I have carefully reviewed the facts and circumstances of this case. I have considered the impact on those children. I have thought about the accused's background, and having considered all of those factors I find that in this case it would be contrary to the public interest to grant a discharge given the injuries suffered, given that the accused stated and planned to deliver the spanking for the misbehaviour, and given that the spanking was delivered in whole or in part as a response to reporting that abuse.
We want to encourage children to report such abuse. In this case G.V.1 was, in part, punished because she told her teacher and the accused told her next time she would get 12 slaps. These facts increase the seriousness of the offence, which is already an assault causing bodily harm, and increase the moral culpability of the accused.
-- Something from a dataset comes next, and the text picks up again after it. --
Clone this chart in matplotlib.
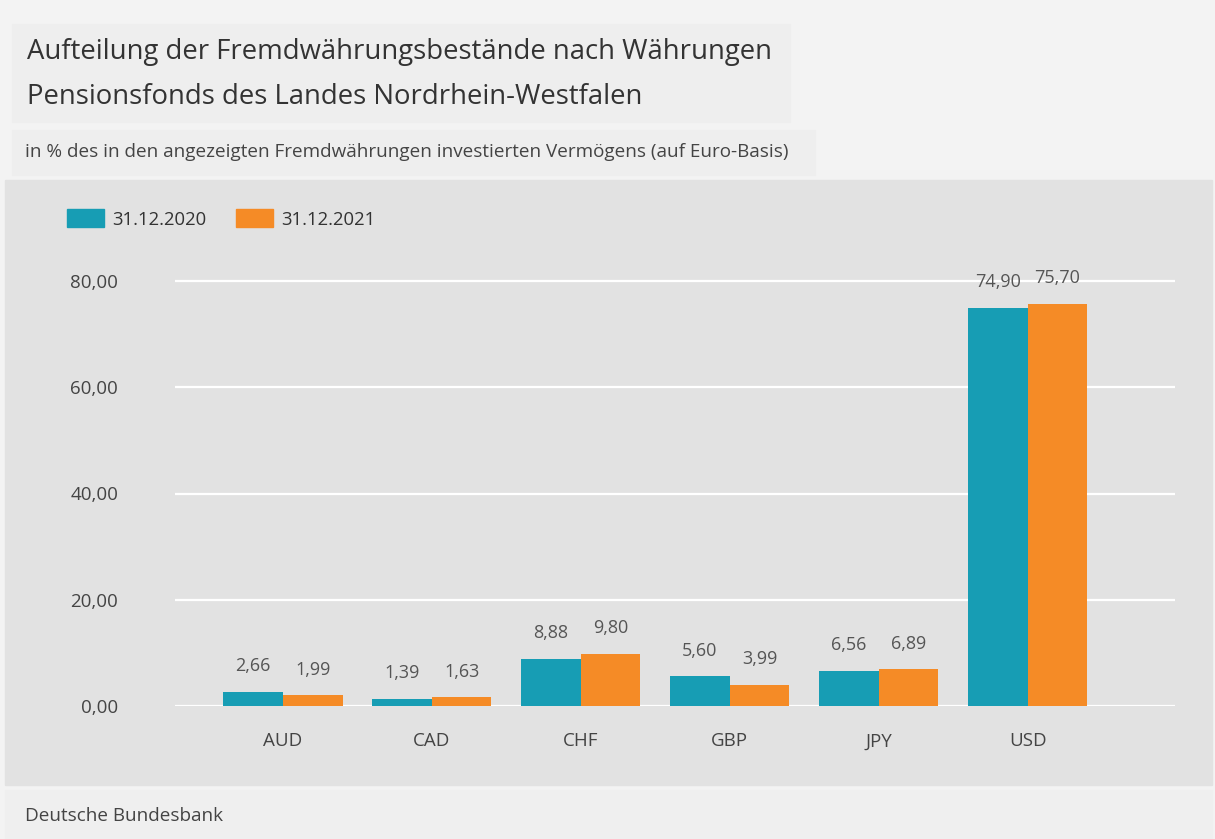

For those reasons, I find it contrary to the public interest to grant you a conditional discharge.
Sentence Imposed
I find that a sentence that denounces the conduct, while, at the same time, assists you in your rehabilitation and acknowledges your lack of prior record and positive reputation is best achieved through a suspended sentence and a period of probation for 15 months.
If you could stand, sir?
As indicated, I have suspended the passing of sentence and I am placing you on probation for 15 months on the following terms and conditions:
You are to keep the peace and be of good behaviour;
You are to appear before the Court if and when required to do so;
You are to notify the Court or probation office in advance of any change of your name, your address, employment or occupation;
You will report in person today to a probation officer and thereafter as and when required;
You are not to communicate or associate directly or indirectly with G.V.1 or G.V.2 except if supervised by their parents and with the prior consent of the Children's Aid Society or other authorities;
You are not to attend within 500 metres of their place of residence, except if supervised by their parents and except with the written consent of the Children's Aid Society;
As directed by the probation officer, you will attend for any assessment, treatment and/or counselling as may be directed by them as it pertains to anger management and family counselling;
You will sign any and all releases as required by the probation office so that they can monitor your attendance and progress at any such counselling sessions;
You are to perform 50 hours of community service over the 15 months. This work is to commence within the next 60 days and will be completed at a rate of not less than five hours per month on consecutive months;
If deemed appropriate by the Children's Aid Society and if, and only with the consent of G.V.2 and G.V.1's parents, you are to write letters of apology to them. You indicated in the Pre-Sentence Report that you had not had that opportunity. I am going to give that opportunity but it will only be provided to the children if Dr. Palframan, the Children's Aid Society and their parents feel that it is appropriate that the letter of apology be provided to them. That letter would be delivered to the probation office and thereafter, once those preconditions are met, that letter may or may not be forwarded to them;
The Victim Fine Surcharge is waived.